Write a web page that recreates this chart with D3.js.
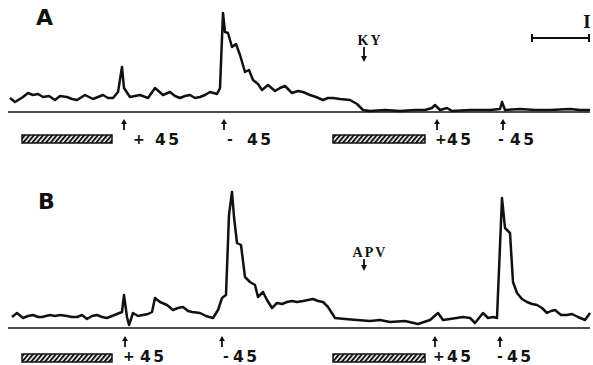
<!DOCTYPE html>
<html>
<head>
<meta charset="utf-8">
<script src="https://cdn.jsdelivr.net/npm/d3@7"></script>
<style>
 body{margin:0;background:#fff}
 svg{display:block}
 text{fill:#111}
</style>
</head>
<body>
<svg id="chart" width="593" height="365"></svg>
<script>
// recorded responses (time in arbitrary units, amplitude above baseline)
const timeA=[0,5,13,18,23,28,33,39,45,50,57,62,67,75,83,88,93,98,103,108,112,114,120,125,130,138,145,153,160,165,170,175,180,185,190,195,200,207,210,213,215,218,222,226,230,235,239,243,248,252,258,265,270,275,282,288,293,300,306,313,318,323,330,340,347,353,360,375,390,405,415,422,425,430,437,442,460,480,490,492,495,510,525,540,560,570,580];
const traceA=[14,10,15,19,17,18,15,16,12,16,15,13,12,17,13,15,17,14,14,20,45,24,15,16,17,14,24,17,20,16,14,16,17,14,15,17,20,18,24,99,80,79,65,68,57,40,42,32,28,22,27,21,24,26,19,21,20,17,15,12,14,14,13,12,8,2,1,2,1,2,2,4,7,2,4,1,2,2,3,10,2,3,2,2,3,2,2];
const timeB=[2,7,13,18,23,28,32,40,45,50,57,62,67,72,77,82,87,92,97,102,107,112,114,117,119,123,128,133,138,142,145,150,157,163,168,173,178,182,190,196,203,208,212,216,219,222,224,227,231,235,240,245,248,253,257,262,267,272,277,282,287,293,298,303,308,313,318,325,335,347,360,370,380,395,408,420,428,433,440,453,460,465,473,478,483,487,492,495,500,503,507,512,517,522,527,532,537,541,545,551,557,562,568,575,580];
const traceB=[11,15,10,12,13,11,11,13,12,13,12,11,11,13,9,12,13,11,10,12,14,16,33,11,3,15,12,13,14,16,30,26,23,18,20,21,17,16,15,12,10,18,30,33,113,136,111,85,83,51,46,43,31,36,28,20,25,24,26,27,26,27,28,29,27,26,21,10,9,8,7,8,6,7,4,8,15,8,9,11,10,5,15,10,11,10,130,100,95,46,35,29,26,24,23,20,15,17,18,13,13,14,11,8,15];
const stimulus=["+","-","+","-"];
const angle=["45","45","45","45"];
const stimTimeA=[114,214,427,493];
const stimTimeB=[115,212,425,490];
const pulses=[[12,102],[323,415]];
const drugTime=354;
const drugs=["KY","APV"];
const panels=["A","B"];

const svg=d3.select("#chart");
const x=d3.scaleLinear().domain([0,580]).range([10,590]);
const yA=d3.scaleLinear().domain([0,100]).range([112,12]);
const yB=d3.scaleLinear().domain([0,100]).range([328,228]);

const defs=svg.append("defs");
const hatch=defs.append("pattern").attr("id","hatch").attr("patternUnits","userSpaceOnUse")
 .attr("width",3.5).attr("height",4).attr("patternTransform","rotate(40)");
hatch.append("rect").attr("width",3.5).attr("height",4).attr("fill","#fff");
hatch.append("rect").attr("width",2).attr("height",4).attr("fill","#111");

// label offsets (sign, number) relative to stimulus arrow
const layout=[
 {y:yA,time:timeA,trace:traceA,stim:stimTimeA,arrowTop:119,textY:145,barY:135,barH:8,
  sign:[9,3,-2,-5],num:[31,23,10,7],label:[36,25],drugY:45,drugArrow:[47,62]},
 {y:yB,time:timeB,trace:traceB,stim:stimTimeB,arrowTop:336,textY:362,barY:354,barH:8,
  sign:[-2,1,-2,-3],num:[15,11,12,7],label:[38,209],drugY:257,drugArrow:[259,271]}
];

layout.forEach((p,i)=>{
 const g=svg.append("g");
 // baseline
 g.append("line").attr("x1",8).attr("x2",590).attr("y1",p.y(0)).attr("y2",p.y(0))
  .attr("stroke","#111").attr("stroke-width",1.6);
 // trace
 g.append("path").datum(d3.zip(p.time,p.trace))
  .attr("d",d3.line().x(d=>x(d[0])).y(d=>p.y(d[1])))
  .attr("fill","none").attr("stroke","#111").attr("stroke-width",2.5).attr("stroke-linejoin","round");
 // panel letter
 g.append("text").attr("x",p.label[0]).attr("y",p.label[1]).text(panels[i])
  .attr("font-family","DejaVu Sans").attr("font-weight","bold").attr("font-size",22);
 // hatched pulses
 g.selectAll("rect.pulse").data(pulses).join("rect").attr("class","pulse")
  .attr("x",d=>x(d[0])).attr("width",d=>x(d[1])-x(d[0]))
  .attr("y",p.barY).attr("height",p.barH)
  .attr("fill","url(#hatch)").attr("stroke","#111").attr("stroke-width",1.5);
 // stimulus arrows and labels
 p.stim.forEach((t,j)=>{
  const ax=x(t);
  g.append("line").attr("x1",ax).attr("x2",ax).attr("y1",p.arrowTop+3).attr("y2",p.arrowTop+11)
   .attr("stroke","#111").attr("stroke-width",1.8);
  g.append("path").attr("d",`M${ax-3},${p.arrowTop+5}L${ax},${p.arrowTop}L${ax+3},${p.arrowTop+5}Z`)
   .attr("fill","#111");
  g.append("text").attr("x",ax+p.sign[j]).attr("y",p.textY-1).text(stimulus[j])
   .attr("font-family","DejaVu Sans").attr("font-weight","bold").attr("font-size",14);
  g.append("text").attr("x",ax+p.num[j]).attr("y",p.textY).text(angle[j])
   .attr("font-family","DejaVu Sans").attr("font-weight","bold").attr("font-size",15.5)
   .attr("letter-spacing",2.5);
 });
 // drug application
 const dx=x(drugTime);
 g.append("text").attr("x",dx+6).attr("y",p.drugY).attr("text-anchor","middle").text(drugs[i])
  .attr("font-family","Liberation Serif").attr("font-weight","bold").attr("font-size",14)
  .attr("letter-spacing",2);
 g.append("line").attr("x1",dx).attr("x2",dx).attr("y1",p.drugArrow[0]).attr("y2",p.drugArrow[1]-3)
  .attr("stroke","#111").attr("stroke-width",1.8);
 g.append("path").attr("d",`M${dx-3},${p.drugArrow[1]-6}L${dx},${p.drugArrow[1]}L${dx+3},${p.drugArrow[1]-6}Z`)
  .attr("fill","#111");
});

// scale bars
svg.append("line").attr("x1",532).attr("x2",589).attr("y1",38).attr("y2",38).attr("stroke","#111").attr("stroke-width",2);
[532,589].forEach(v=>svg.append("line").attr("x1",v).attr("x2",v).attr("y1",34).attr("y2",42).attr("stroke","#111").attr("stroke-width",2));
svg.append("text").attr("x",587).attr("y",28).attr("text-anchor","middle").text("I")
 .attr("font-family","Liberation Serif").attr("font-weight","bold").attr("font-size",19);
</script>
</body>
</html>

• BRIEF:
Word for word, quote the lines above. Omit the pictures.

• EXERCISE RESULT:
Write a web page that recreates this chart with D3.js.
<!DOCTYPE html>
<html>
<head>
<meta charset="utf-8">
<script src="https://cdn.jsdelivr.net/npm/d3@7"></script>
<style>
 body{margin:0;background:#fff}
 svg{display:block}
 text{fill:#111}
</style>
</head>
<body>
<svg id="chart" width="593" height="365"></svg>
<script>
// recorded responses (time in arbitrary units, amplitude above baseline)
const timeA=[0,5,13,18,23,28,33,39,45,50,57,62,67,75,83,88,93,98,103,108,112,114,120,125,130,138,145,153,160,165,170,175,180,185,190,195,200,207,210,213,215,218,222,226,230,235,239,243,248,252,258,265,270,275,282,288,293,300,306,313,318,323,330,340,347,353,360,375,390,405,415,422,425,430,437,442,460,480,490,492,495,510,525,540,560,570,580];
const traceA=[14,10,15,19,17,18,15,16,12,16,15,13,12,17,13,15,17,14,14,20,45,24,15,16,17,14,24,17,20,16,14,16,17,14,15,17,20,18,24,99,80,79,65,68,57,40,42,32,28,22,27,21,24,26,19,21,20,17,15,12,14,14,13,12,8,2,1,2,1,2,2,4,7,2,4,1,2,2,3,10,2,3,2,2,3,2,2];
const timeB=[2,7,13,18,23,28,32,40,45,50,57,62,67,72,77,82,87,92,97,102,107,112,114,117,119,123,128,133,138,142,145,150,157,163,168,173,178,182,190,196,203,208,212,216,219,222,224,227,231,235,240,245,248,253,257,262,267,272,277,282,287,293,298,303,308,313,318,325,335,347,360,370,380,395,408,420,428,433,440,453,460,465,473,478,483,487,492,495,500,503,507,512,517,522,527,532,537,541,545,551,557,562,568,575,580];
const traceB=[11,15,10,12,13,11,11,13,12,13,12,11,11,13,9,12,13,11,10,12,14,16,33,11,3,15,12,13,14,16,30,26,23,18,20,21,17,16,15,12,10,18,30,33,113,136,111,85,83,51,46,43,31,36,28,20,25,24,26,27,26,27,28,29,27,26,21,10,9,8,7,8,6,7,4,8,15,8,9,11,10,5,15,10,11,10,130,100,95,46,35,29,26,24,23,20,15,17,18,13,13,14,11,8,15];
const stimulus=["+","-","+","-"];
const angle=["45","45","45","45"];
const stimTimeA=[114,214,427,493];
const stimTimeB=[115,212,425,490];
const pulses=[[12,102],[323,415]];
const drugTime=354;
const drugs=["KY","APV"];
const panels=["A","B"];

const svg=d3.select("#chart");
const x=d3.scaleLinear().domain([0,580]).range([10,590]);
const yA=d3.scaleLinear().domain([0,100]).range([112,12]);
const yB=d3.scaleLinear().domain([0,100]).range([328,228]);

const defs=svg.append("defs");
const hatch=defs.append("pattern").attr("id","hatch").attr("patternUnits","userSpaceOnUse")
 .attr("width",3.5).attr("height",4).attr("patternTransform","rotate(40)");
hatch.append("rect").attr("width",3.5).attr("height",4).attr("fill","#fff");
hatch.append("rect").attr("width",2).attr("height",4).attr("fill","#111");

// label offsets (sign, number) relative to stimulus arrow
const layout=[
 {y:yA,time:timeA,trace:traceA,stim:stimTimeA,arrowTop:119,textY:145,barY:135,barH:8,
  sign:[9,3,-2,-5],num:[31,23,10,7],label:[36,25],drugY:45,drugArrow:[47,62]},
 {y:yB,time:timeB,trace:traceB,stim:stimTimeB,arrowTop:336,textY:362,barY:354,barH:8,
  sign:[-2,1,-2,-3],num:[15,11,12,7],label:[38,209],drugY:257,drugArrow:[259,271]}
];

layout.forEach((p,i)=>{
 const g=svg.append("g");
 // baseline
 g.append("line").attr("x1",8).attr("x2",590).attr("y1",p.y(0)).attr("y2",p.y(0))
  .attr("stroke","#111").attr("stroke-width",1.6);
 // trace
 g.append("path").datum(d3.zip(p.time,p.trace))
  .attr("d",d3.line().x(d=>x(d[0])).y(d=>p.y(d[1])))
  .attr("fill","none").attr("stroke","#111").attr("stroke-width",2.5).attr("stroke-linejoin","round");
 // panel letter
 g.append("text").attr("x",p.label[0]).attr("y",p.label[1]).text(panels[i])
  .attr("font-family","DejaVu Sans").attr("font-weight","bold").attr("font-size",22);
 // hatched pulses
 g.selectAll("rect.pulse").data(pulses).join("rect").attr("class","pulse")
  .attr("x",d=>x(d[0])).attr("width",d=>x(d[1])-x(d[0]))
  .attr("y",p.barY).attr("height",p.barH)
  .attr("fill","url(#hatch)").attr("stroke","#111").attr("stroke-width",1.5);
 // stimulus arrows and labels
 p.stim.forEach((t,j)=>{
  const ax=x(t);
  g.append("line").attr("x1",ax).attr("x2",ax).attr("y1",p.arrowTop+3).attr("y2",p.arrowTop+11)
   .attr("stroke","#111").attr("stroke-width",1.8);
  g.append("path").attr("d",`M${ax-3},${p.arrowTop+5}L${ax},${p.arrowTop}L${ax+3},${p.arrowTop+5}Z`)
   .attr("fill","#111");
  g.append("text").attr("x",ax+p.sign[j]).attr("y",p.textY-1).text(stimulus[j])
   .attr("font-family","DejaVu Sans").attr("font-weight","bold").attr("font-size",14);
  g.append("text").attr("x",ax+p.num[j]).attr("y",p.textY).text(angle[j])
   .attr("font-family","DejaVu Sans").attr("font-weight","bold").attr("font-size",15.5)
   .attr("letter-spacing",2.5);
 });
 // drug application
 const dx=x(drugTime);
 g.append("text").attr("x",dx+6).attr("y",p.drugY).attr("text-anchor","middle").text(drugs[i])
  .attr("font-family","Liberation Serif").attr("font-weight","bold").attr("font-size",14)
  .attr("letter-spacing",2);
 g.append("line").attr("x1",dx).attr("x2",dx).attr("y1",p.drugArrow[0]).attr("y2",p.drugArrow[1]-3)
  .attr("stroke","#111").attr("stroke-width",1.8);
 g.append("path").attr("d",`M${dx-3},${p.drugArrow[1]-6}L${dx},${p.drugArrow[1]}L${dx+3},${p.drugArrow[1]-6}Z`)
  .attr("fill","#111");
});

// scale bars
svg.append("line").attr("x1",532).attr("x2",589).attr("y1",38).attr("y2",38).attr("stroke","#111").attr("stroke-width",2);
[532,589].forEach(v=>svg.append("line").attr("x1",v).attr("x2",v).attr("y1",34).attr("y2",42).attr("stroke","#111").attr("stroke-width",2));
svg.append("text").attr("x",587).attr("y",28).attr("text-anchor","middle").text("I")
 .attr("font-family","Liberation Serif").attr("font-weight","bold").attr("font-size",19);
</script>
</body>
</html>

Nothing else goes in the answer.